A transparent and fair promotion process should be applied consistently across the business, including features such as:

 

  • Define and publish eligibility criteria where different assessment elements are defined clearly for each career pathway and job family.

  • Set consistent and clear evaluation criteria with guidance on scoring levels, making the decision less subjective.

  • Analysis of Data by HR and the leadership to ensure anomalies or patterns are reviewed, discussed and challenged further for bias.  

 

Where used, an inclusive performance evaluation model should be driven centrally by the business and include features such as:

 

  • Goals and performance measures defined in advance, ensuring employees know what it is they will be assessed on, at the beginning of the year. 

  • Continuous performance evaluation throughout the year, with two way conversations to share ideas, concerns and feedback. This ensures employees know how they’re doing and can adjust behaviours to suit in a timely manner. 

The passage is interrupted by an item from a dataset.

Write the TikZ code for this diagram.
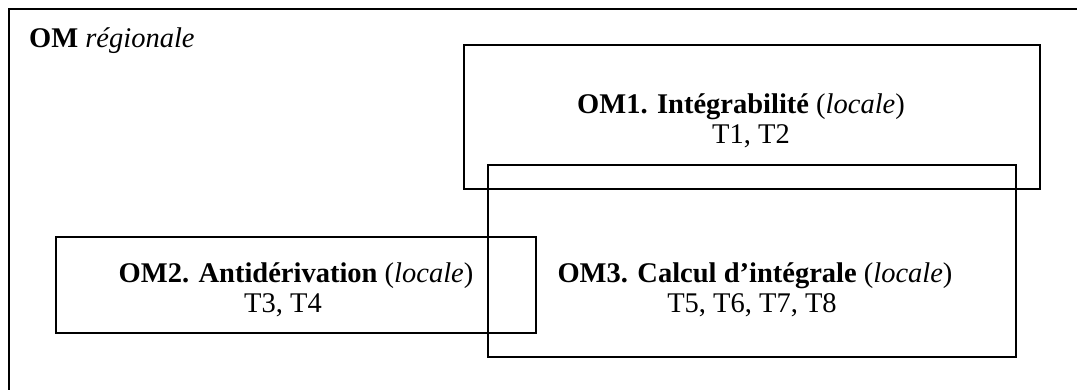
\documentclass[tikz,border=0pt]{standalone}
\usepackage{fontspec}
\setmainfont{Liberation Serif}
\begin{document}
\begin{tikzpicture}[x=1pt,y=-1pt,
  box/.style={draw=black,line width=1.8pt,inner sep=0pt},
  lbl/.style={inner sep=0pt,font=\fontsize{28.5}{32}\selectfont}]
\useasboundingbox (0,0) rectangle (1077,389);
\clip (0,0) rectangle (1077,389);
\node[box,minimum width=1100pt,minimum height=420pt,anchor=north west] (outer) at (8,8) {};
\node[box,minimum width=576.3pt,minimum height=144pt] (om1) at (751.85,117.3) {};
\node[box,minimum width=528.3pt,minimum height=192pt] (om3) at (752.15,261.3) {};
\node[box,minimum width=480.3pt,minimum height=96pt] (om2) at (296.15,285.3) {};
\node[lbl,anchor=base west] (reg) at (29,47) {\textbf{OM} \textit{régionale}};
\node[lbl,anchor=base] (h1) at (741,113) {\textbf{OM1. Intégrabilité} (\textit{locale})};
\node[lbl,anchor=base] (k1) at (751,143) {T1, T2};
\node[lbl,anchor=base] (h2) at (296,282) {\textbf{OM2. Antidérivation} (\textit{locale})};
\node[lbl,anchor=base] (k2) at (283,312) {T3, T4};
\node[lbl,anchor=base] (h3) at (755,282) {\textbf{OM3. Calcul d’intégrale} (\textit{locale})};
\node[lbl,anchor=base] (k3) at (752,312) {T5, T6, T7, T8};
\end{tikzpicture}
\end{document}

  • Feedback from multiple sources, designed into the process, preferably a diverse range of people and roles, to provide a balanced view of an individual’s performance. 

 

We believe that transparent and fair promotion and career development processes supports the retention of personnel and progression of diverse talent within the business.  In our VISION 2030: We built the energy industry so we know we can change it we set out many examples of why this is important, including from McKinsey’s Diversity Wins  which states that ‘the most diverse companies are now more likely than ever to outperform less diverse peers on profitability’. This report also reveals that the potential for improved performance isn’t a small one stating that ‘a substantial differential likelihood of outperformance—48 percent—separates the most from the least gender-diverse companies.’

 

For our sector to successfully deliver the Energy Transition, we must achieve Vision 2030. Developing and promoting a diverse work force allows us to innovate more effectively and achieve our goals as an industry.